DATA SHOWN:
/---
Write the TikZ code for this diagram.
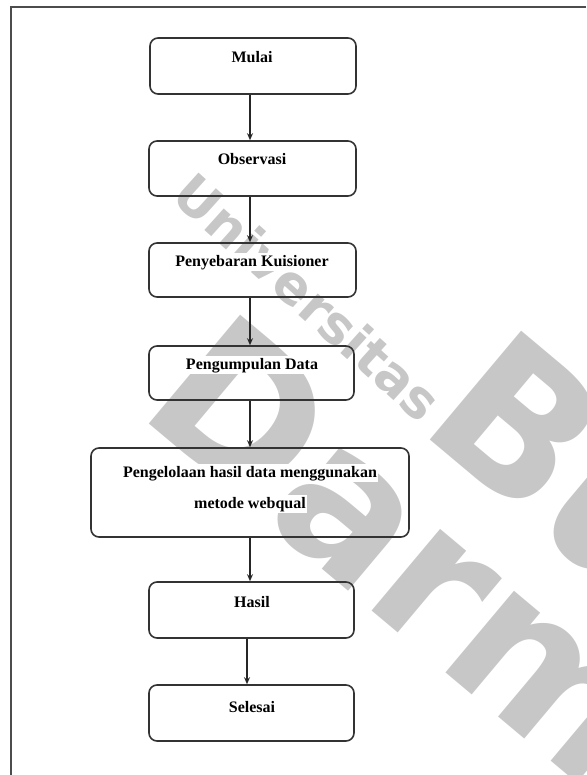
\documentclass[tikz,border=0pt]{standalone}
\usepackage{fontspec}
\setmainfont{Liberation Serif}
\newfontfamily\wmfont{DejaVu Sans}
\usetikzlibrary{arrows.meta}
\begin{document}
\begin{tikzpicture}[x=1pt,y=-1pt,
  box/.style={draw=black!80, line width=1.6pt, rounded corners=8pt, inner sep=0pt},
  lbl/.style={font=\bfseries\fontsize{16}{19}\selectfont, fill=white, inner sep=1.5pt, anchor=base},
  arr/.style={draw=black!85, line width=1.2pt, -{Stealth[length=7pt,width=6pt]}},
  wm/.style={text=black!22, inner sep=0pt},
  wmbig/.style={wm, rotate=-40, anchor=base west, font=\wmfont\bfseries\fontsize{195}{195}\selectfont},
  frame/.style={draw=black!70, line width=2pt}]
\useasboundingbox (0,0) rectangle (586,775);
% watermark
\begin{scope}
\clip (0,0) rectangle (586,775);
\node[wm, rotate=-42, font=\wmfont\bfseries\fontsize{53}{53}\selectfont] (wmA) at (308,297) {Universitas};
\node[wmbig] (wmB) at (416,428) {Buddhi};
\node[wmbig] (wmC) at (135,412) {Darma};
\end{scope}
% frame
\coordinate (fTL) at (11,7);
\coordinate (fTR) at (586,7);
\coordinate (fBL) at (11,775);
\draw[frame] (fTR) -- (fTL) -- (fBL);
% boxes
\node[box, minimum width=206pt, minimum height=56pt] (b1) at (253,66) {};
\node[box, minimum width=207pt, minimum height=55pt] (b2) at (252.5,168.5) {};
\node[box, minimum width=207pt, minimum height=54pt] (b3) at (252.5,270) {};
\node[box, minimum width=205pt, minimum height=54pt] (b4) at (251.5,373) {};
\node[box, minimum width=318pt, minimum height=89pt] (b5) at (250,492.5) {};
\node[box, minimum width=205pt, minimum height=56pt] (b6) at (251.5,610) {};
\node[box, minimum width=205pt, minimum height=56pt] (b7) at (251.5,713) {};
% labels
\node[lbl] (t1) at (252,63) {Mulai};
\node[lbl] (t2) at (252,165) {Observasi};
\node[lbl] (t3) at (252,266) {Penyebaran Kuisioner};
\node[lbl] (t4) at (252,369) {Pengumpulan Data};
\node[lbl] (t5a) at (250,477) {Pengelolaan hasil data menggunakan};
\node[lbl] (t5b) at (250,508) {metode webqual};
\node[lbl] (t6) at (252,607) {Hasil};
\node[lbl] (t7) at (252,712) {Selesai};
% connectors
\coordinate (ax) at (250,0);
\coordinate (ay) at (247,0);
\draw[arr] (b1.south -| ax) -- (b2.north -| ax);
\draw[arr] (b2.south -| ax) -- (b3.north -| ax);
\draw[arr] (b3.south -| ax) -- (b4.north -| ax);
\draw[arr] (b4.south -| ax) -- (b5.north -| ax);
\draw[arr] (b5.south -| ax) -- (b6.north -| ax);
\draw[arr] (b6.south -| ay) -- (b7.north -| ay);
\end{tikzpicture}
\end{document}
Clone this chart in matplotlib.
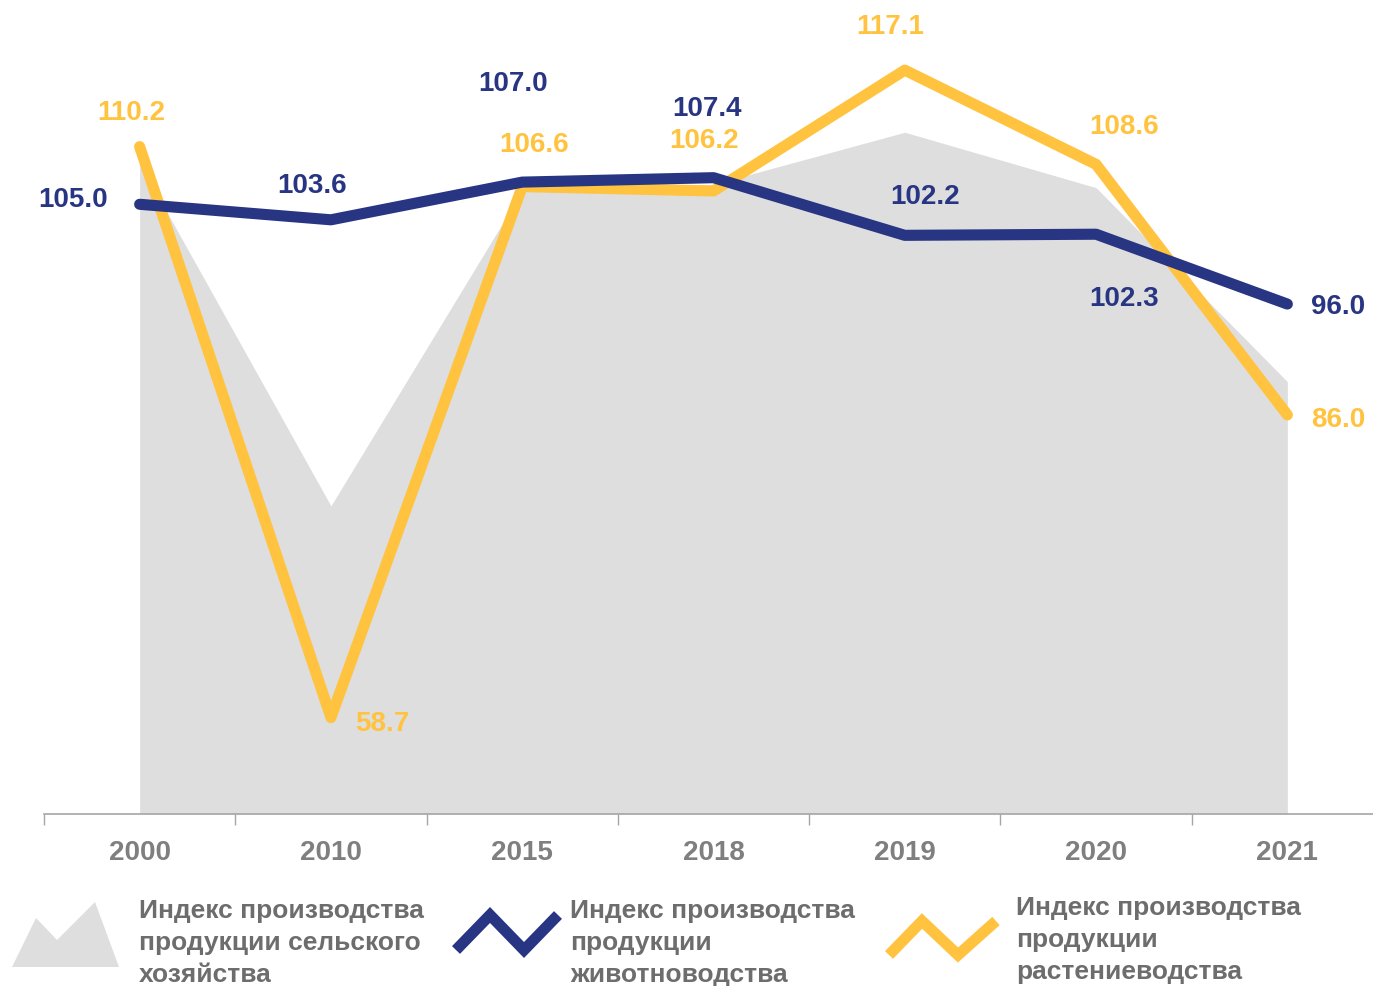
import matplotlib.pyplot as plt
from matplotlib.lines import Line2D
from matplotlib.patches import Polygon

plt.rcParams['font.family'] = ['Liberation Sans', 'DejaVu Sans']
plt.rcParams['font.weight'] = 'bold'

years = ['2000', '2010', '2015', '2018', '2019', '2020', '2021']
agri = [108.7, 77.8, 106.2, 106.8, 111.5, 106.5, 89.0]      # gray area, no labels
livestock = [105.0, 103.6, 107.0, 107.4, 102.2, 102.3, 96.0]
crops = [110.2, 58.7, 106.6, 106.2, 117.1, 108.6, 86.0]

legend_labels = ['Индекс производства\nпродукции сельского\nхозяйства',
                 'Индекс производства\nпродукции\nживотноводства',
                 'Индекс производства\nпродукции\nрастениеводства']

BLUE = '#283583'
YELLOW = '#ffc33f'
GRAY = '#dedede'
TXT = '#6d6d6d'

W, H = 1373, 987
fig = plt.figure(figsize=(W / 100, H / 100), dpi=100)
ax = fig.add_axes([44 / W, 172 / H, (1383 - 44) / W, 776 / H])
x = list(range(len(years)))

ax.fill_between(x, 50, agri, color=GRAY, lw=0, zorder=1)
ax.plot(x, livestock, color=BLUE, lw=8, solid_capstyle='round', zorder=3)
ax.plot(x, crops, color=YELLOW, lw=8, solid_capstyle='round', zorder=2)

# label offsets in pixels (dx, dy)
blue_off = [(-67, 5), (-19, 35), (-9, 99), (-7, 70), (20, 39), (28, -64), (51, -2)]
yel_off = [(-8, 35), (51, -5), (12, 43), (-9, 51), (-15, 44), (28, 38), (51, -4)]
for xi, v, off in zip(x, livestock, blue_off):
    ax.annotate(f'{v:.1f}', (xi, v), xytext=off, textcoords='offset pixels',
                ha='center', va='center', fontsize=20, color=BLUE, zorder=5)
for xi, v, off in zip(x, crops, yel_off):
    ax.annotate(f'{v:.1f}', (xi, v), xytext=off, textcoords='offset pixels',
                ha='center', va='center', fontsize=20, color=YELLOW, zorder=5)

ax.set_xlim(-0.5, 6.5)
ax.set_ylim(50, 120)
for s in ['top', 'right', 'left']:
    ax.spines[s].set_visible(False)
ax.spines['bottom'].set_color('#a6a6a6')
ax.spines['bottom'].set_linewidth(1.2)
ax.set_yticks([])
ax.set_xticks(x)
ax.set_xticklabels(years, fontsize=20, color='#7f7f7f')
ax.tick_params(axis='x', which='major', length=0, pad=18)
ax.set_xticks([i - 0.5 for i in range(len(years) + 1)], minor=True)
ax.tick_params(axis='x', which='minor', length=8, color='#a6a6a6', width=1)

# legend, drawn by hand
def fx(px):
    return px / W

def fy(py):
    return 1 - py / H

mountain = Polygon([(fx(12), fy(968)), (fx(36), fy(919)), (fx(57), fy(941)),
                    (fx(95), fy(903)), (fx(119), fy(968))],
                   closed=True, transform=fig.transFigure, color=GRAY, lw=0)
fig.patches.append(mountain)
fig.lines.append(Line2D([fx(456), fx(490), fx(524), fx(558)],
                        [fy(951), fy(916), fy(951), fy(916)],
                        transform=fig.transFigure, color=BLUE, lw=8,
                        solid_capstyle='butt', solid_joinstyle='miter'))
fig.lines.append(Line2D([fx(889), fx(922), fx(958), fx(996)],
                        [fy(956), fy(922), fy(956), fy(922)],
                        transform=fig.transFigure, color=YELLOW, lw=8,
                        solid_capstyle='butt', solid_joinstyle='miter'))

for lbl, px, py in zip(legend_labels, [139, 570, 1016], [899, 899, 896]):
    fig.text(fx(px), fy(py), lbl, ha='left', va='top', fontsize=19,
             color=TXT, linespacing=1.43)

fig.savefig('out.png', dpi=100)
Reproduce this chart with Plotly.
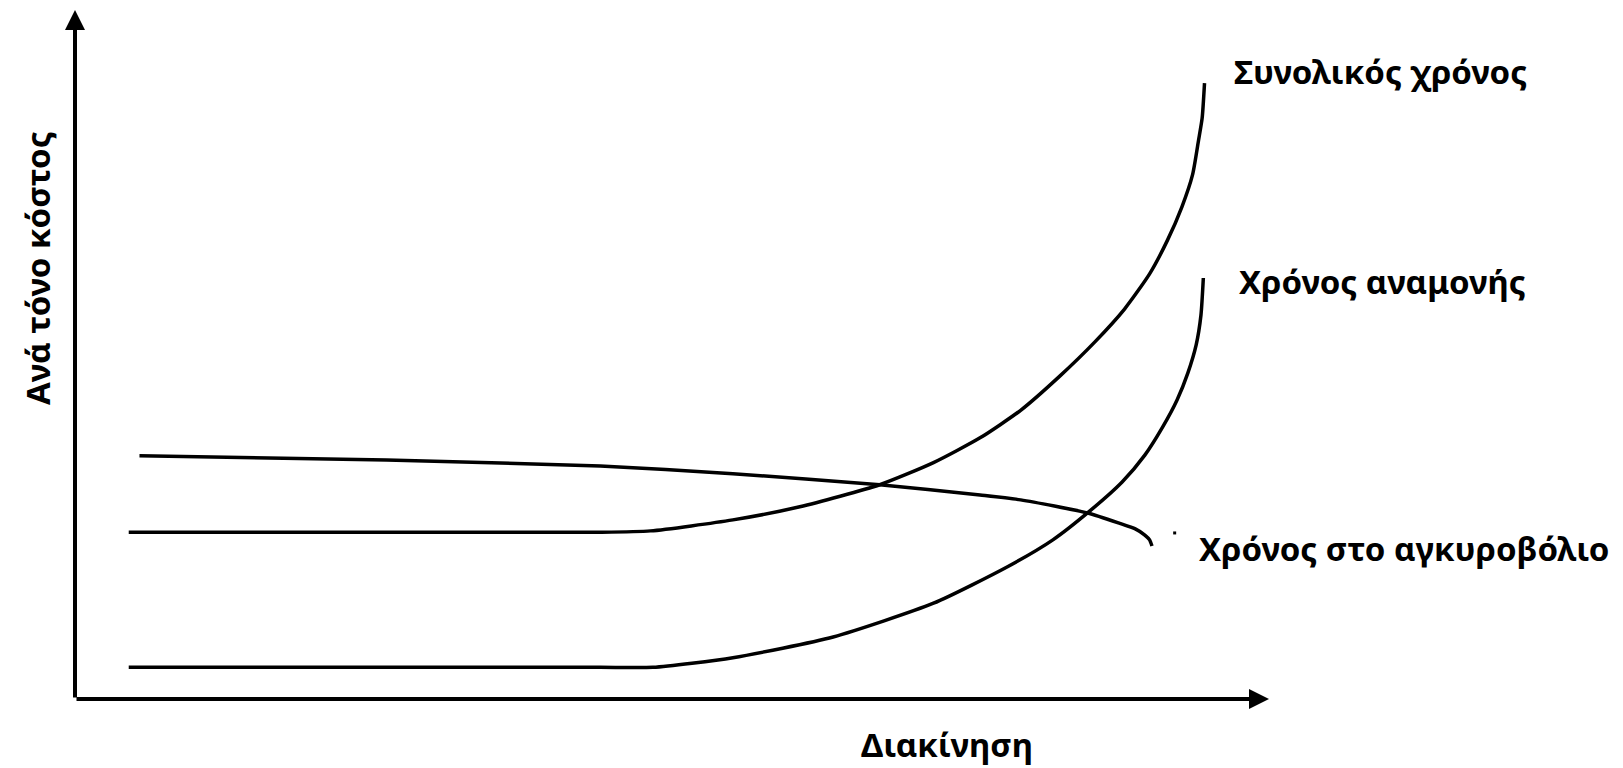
import plotly.graph_objects as go

# ---- data (arbitrary units: x = throughput, y = cost per ton) ----
total_x = [4.5, 31.4, 44.0, 48.2, 55.1, 60.7, 67.4, 71.9, 75.8, 79.2, 82.5, 85.4, 87.9, 90.0,
           91.5, 92.7, 93.6, 94.1, 94.4, 94.6]
total_y = [24.2, 24.2, 24.2, 24.4, 26.0, 27.9, 31.1, 34.3, 37.9, 41.9, 46.9, 51.8, 56.6, 61.7,
           66.6, 71.4, 76.1, 81.1, 84.3, 89.4]

wait_x = [4.5, 31.4, 44.0, 48.4, 55.1, 63.5, 71.9, 78.1, 81.9, 85.0, 87.7, 89.6, 91.1, 92.3,
          93.2, 93.9, 94.3, 94.5]
wait_y = [4.6, 4.6, 4.6, 4.6, 6.0, 9.0, 13.9, 19.2, 23.1, 27.3, 31.5, 35.4, 39.5, 43.4,
          47.3, 51.4, 55.7, 61.1]

berth_x = [5.4, 26.1, 44.0, 55.1, 67.4, 75.8, 79.2, 84.8, 87.5, 88.8, 89.6, 90.0, 90.2]
berth_y = [35.3, 34.7, 33.8, 32.7, 31.1, 29.6, 28.9, 27.0, 25.5, 24.7, 23.8, 23.1, 22.2]

dot_x = [92.1]
dot_y = [24.1]

curve_labels = ["Συνολικός χρόνος", "Χρόνος αναμονής", "Χρόνος στο αγκυροβόλιο"]
x_title = "Διακίνηση"
y_title = "Ανά τόνο κόστος"

FONT = "Noto Sans"
FS = 33

fig = go.Figure()
for xs, ys in [(total_x, total_y), (wait_x, wait_y), (berth_x, berth_y)]:
    fig.add_trace(go.Scatter(x=xs, y=ys, mode="lines",
                             line=dict(color="black", width=3.5, shape="spline", smoothing=0.6),
                             hoverinfo="skip", showlegend=False))
fig.add_trace(go.Scatter(x=dot_x, y=dot_y, mode="markers",
                         marker=dict(color="black", size=3, symbol="square"),
                         hoverinfo="skip", showlegend=False))

# axes with arrowheads
fig.add_annotation(x=100, y=0, ax=0, ay=0, xref="x", yref="y", axref="x", ayref="y",
                   showarrow=True, arrowhead=2, arrowsize=1.0, arrowwidth=4, arrowcolor="black", text="")
fig.add_annotation(x=0, y=100, ax=0, ay=0, xref="x", yref="y", axref="x", ayref="y",
                   showarrow=True, arrowhead=2, arrowsize=1.0, arrowwidth=4, arrowcolor="black", text="")

# the page body adds an 8px offset; figure is sized to fit the window
OFF = 8
W, H = 1623 - OFF, 768 - OFF
# axes box in page pixels
L, R, T, B = 75, 1269, 10, 699

def px(xp, yp):
    return (xp - L) / (R - L), (B - yp) / (B - T)

label_pos = [(1232, 72), (1237, 282), (1197, 548)]
for txt, (xp, yp) in zip(curve_labels, label_pos):
    xx, yy = px(xp, yp)
    fig.add_annotation(x=xx, y=yy, xref="paper", yref="paper", text="<b>%s</b>" % txt,
                       showarrow=False, xanchor="left", yanchor="middle",
                       font=dict(family=FONT, size=FS, color="black"))

xx, yy = px(947, 744)
fig.add_annotation(x=xx, y=yy, xref="paper", yref="paper", text="<b>%s</b>" % x_title,
                   showarrow=False, xanchor="center", yanchor="middle",
                   font=dict(family=FONT, size=FS, color="black"))
xx, yy = px(37, 268)
fig.add_annotation(x=xx, y=yy, xref="paper", yref="paper", text="<b>%s</b>" % y_title,
                   showarrow=False, xanchor="center", yanchor="middle", textangle=-90,
                   font=dict(family=FONT, size=FS, color="black"))

fig.update_layout(
    width=W, height=H, autosize=False,
    margin=dict(l=L - OFF, r=1623 - R, t=T - OFF, b=768 - B),
    paper_bgcolor="white", plot_bgcolor="white",
    xaxis=dict(range=[0, 100], visible=False, fixedrange=True),
    yaxis=dict(range=[0, 100], visible=False, fixedrange=True),
)
fig.write_html("out.html", config={"displayModeBar": False})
\---
GOAL: Locate the word "chart" in the data above. Copy every line carrying it.

COMPLETE ANSWER:
Clone this chart in matplotlib.
Reproduce this chart with Plotly.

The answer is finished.